═══ DATASET CONTENT ═══

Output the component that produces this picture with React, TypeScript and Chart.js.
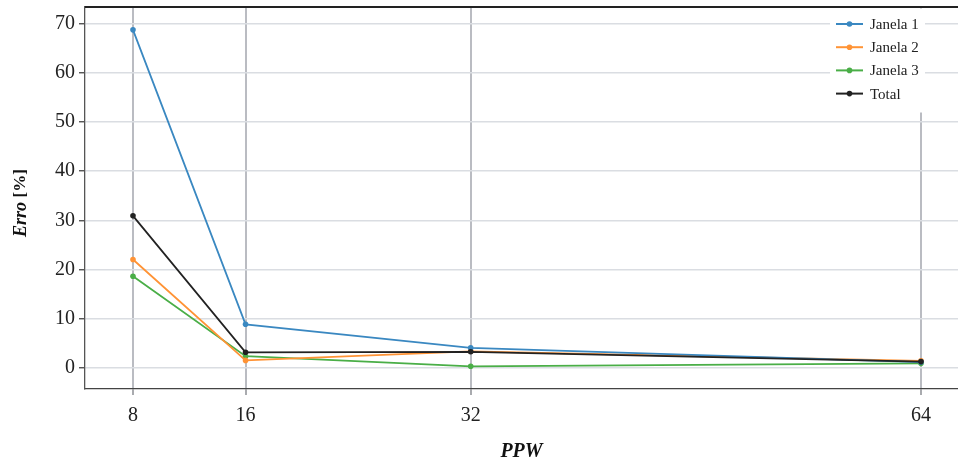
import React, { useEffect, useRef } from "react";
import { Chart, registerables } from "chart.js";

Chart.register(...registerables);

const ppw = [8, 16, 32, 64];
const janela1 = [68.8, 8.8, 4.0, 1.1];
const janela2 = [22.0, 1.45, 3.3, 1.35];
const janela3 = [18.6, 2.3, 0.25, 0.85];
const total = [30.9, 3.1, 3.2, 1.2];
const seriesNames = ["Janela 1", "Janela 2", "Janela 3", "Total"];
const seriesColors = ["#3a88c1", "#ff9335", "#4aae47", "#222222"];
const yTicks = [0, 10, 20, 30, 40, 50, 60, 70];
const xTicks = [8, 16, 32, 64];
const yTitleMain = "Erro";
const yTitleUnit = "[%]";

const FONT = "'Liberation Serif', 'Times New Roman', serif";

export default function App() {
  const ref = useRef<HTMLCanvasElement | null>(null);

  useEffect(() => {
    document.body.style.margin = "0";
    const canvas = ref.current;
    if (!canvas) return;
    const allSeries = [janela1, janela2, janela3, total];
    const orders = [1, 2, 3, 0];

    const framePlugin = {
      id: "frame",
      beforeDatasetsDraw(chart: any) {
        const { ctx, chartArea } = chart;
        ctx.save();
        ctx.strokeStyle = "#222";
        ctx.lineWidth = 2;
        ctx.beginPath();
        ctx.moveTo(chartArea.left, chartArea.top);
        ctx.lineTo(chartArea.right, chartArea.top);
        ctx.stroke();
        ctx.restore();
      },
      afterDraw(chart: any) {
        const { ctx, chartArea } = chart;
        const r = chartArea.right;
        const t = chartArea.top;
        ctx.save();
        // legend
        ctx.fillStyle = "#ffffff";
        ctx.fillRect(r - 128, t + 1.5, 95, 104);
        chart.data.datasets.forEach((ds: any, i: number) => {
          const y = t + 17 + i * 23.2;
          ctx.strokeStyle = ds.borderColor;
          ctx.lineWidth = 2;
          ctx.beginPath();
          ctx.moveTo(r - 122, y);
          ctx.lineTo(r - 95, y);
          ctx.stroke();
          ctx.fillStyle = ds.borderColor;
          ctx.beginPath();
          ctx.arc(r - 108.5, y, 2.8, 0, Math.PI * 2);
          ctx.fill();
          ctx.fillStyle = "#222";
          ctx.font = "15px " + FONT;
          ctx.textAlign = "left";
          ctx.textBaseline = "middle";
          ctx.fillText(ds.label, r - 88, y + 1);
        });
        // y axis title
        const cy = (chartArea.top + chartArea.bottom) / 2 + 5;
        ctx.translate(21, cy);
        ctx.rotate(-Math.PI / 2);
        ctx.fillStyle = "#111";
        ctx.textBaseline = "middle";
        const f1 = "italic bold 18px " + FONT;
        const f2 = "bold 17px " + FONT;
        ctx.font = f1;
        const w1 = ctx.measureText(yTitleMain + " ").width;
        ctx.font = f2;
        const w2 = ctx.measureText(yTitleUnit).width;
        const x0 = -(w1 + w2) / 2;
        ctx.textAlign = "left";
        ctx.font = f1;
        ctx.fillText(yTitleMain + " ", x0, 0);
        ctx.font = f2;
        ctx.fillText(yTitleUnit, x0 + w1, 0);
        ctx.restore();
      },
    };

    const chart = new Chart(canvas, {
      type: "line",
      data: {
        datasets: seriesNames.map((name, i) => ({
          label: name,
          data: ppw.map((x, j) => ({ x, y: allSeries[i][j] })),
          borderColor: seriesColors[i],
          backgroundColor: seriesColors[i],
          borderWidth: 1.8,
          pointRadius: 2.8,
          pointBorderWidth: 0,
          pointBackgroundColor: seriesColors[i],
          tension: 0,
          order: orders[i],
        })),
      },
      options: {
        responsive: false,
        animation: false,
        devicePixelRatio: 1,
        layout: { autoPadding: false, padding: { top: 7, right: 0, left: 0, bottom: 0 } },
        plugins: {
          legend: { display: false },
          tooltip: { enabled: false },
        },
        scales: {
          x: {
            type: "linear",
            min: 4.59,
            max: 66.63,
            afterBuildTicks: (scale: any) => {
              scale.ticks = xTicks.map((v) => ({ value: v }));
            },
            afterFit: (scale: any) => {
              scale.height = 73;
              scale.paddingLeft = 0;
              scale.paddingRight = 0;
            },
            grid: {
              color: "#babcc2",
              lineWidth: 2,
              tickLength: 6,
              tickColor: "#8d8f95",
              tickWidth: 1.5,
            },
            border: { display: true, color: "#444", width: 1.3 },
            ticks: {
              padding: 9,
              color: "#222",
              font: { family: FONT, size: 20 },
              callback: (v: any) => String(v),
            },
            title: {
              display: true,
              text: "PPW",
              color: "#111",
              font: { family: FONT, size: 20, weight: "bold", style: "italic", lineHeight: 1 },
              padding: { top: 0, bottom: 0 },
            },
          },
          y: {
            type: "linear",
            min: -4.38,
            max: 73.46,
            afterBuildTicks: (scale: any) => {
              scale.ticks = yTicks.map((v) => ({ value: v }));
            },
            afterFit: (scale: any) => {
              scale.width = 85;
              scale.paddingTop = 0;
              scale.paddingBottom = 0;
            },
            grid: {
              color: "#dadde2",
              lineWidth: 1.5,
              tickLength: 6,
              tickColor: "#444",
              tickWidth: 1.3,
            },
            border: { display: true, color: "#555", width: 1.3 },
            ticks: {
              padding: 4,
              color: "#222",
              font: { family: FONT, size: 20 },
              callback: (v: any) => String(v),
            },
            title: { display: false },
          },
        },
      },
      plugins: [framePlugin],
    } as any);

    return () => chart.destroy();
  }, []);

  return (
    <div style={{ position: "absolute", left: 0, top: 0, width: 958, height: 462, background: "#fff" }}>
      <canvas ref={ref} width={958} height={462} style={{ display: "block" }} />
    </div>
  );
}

═══

WHAT THE TASK REQUIRES: Repeat the listing above from its first line through the line that contains "Chart.register(...registerables);", both included, and nothing more. Drop the pictures.

RESPONSE:
Output the component that produces this picture with React, TypeScript and Chart.js.
import React, { useEffect, useRef } from "react";
import { Chart, registerables } from "chart.js";

Chart.register(...registerables);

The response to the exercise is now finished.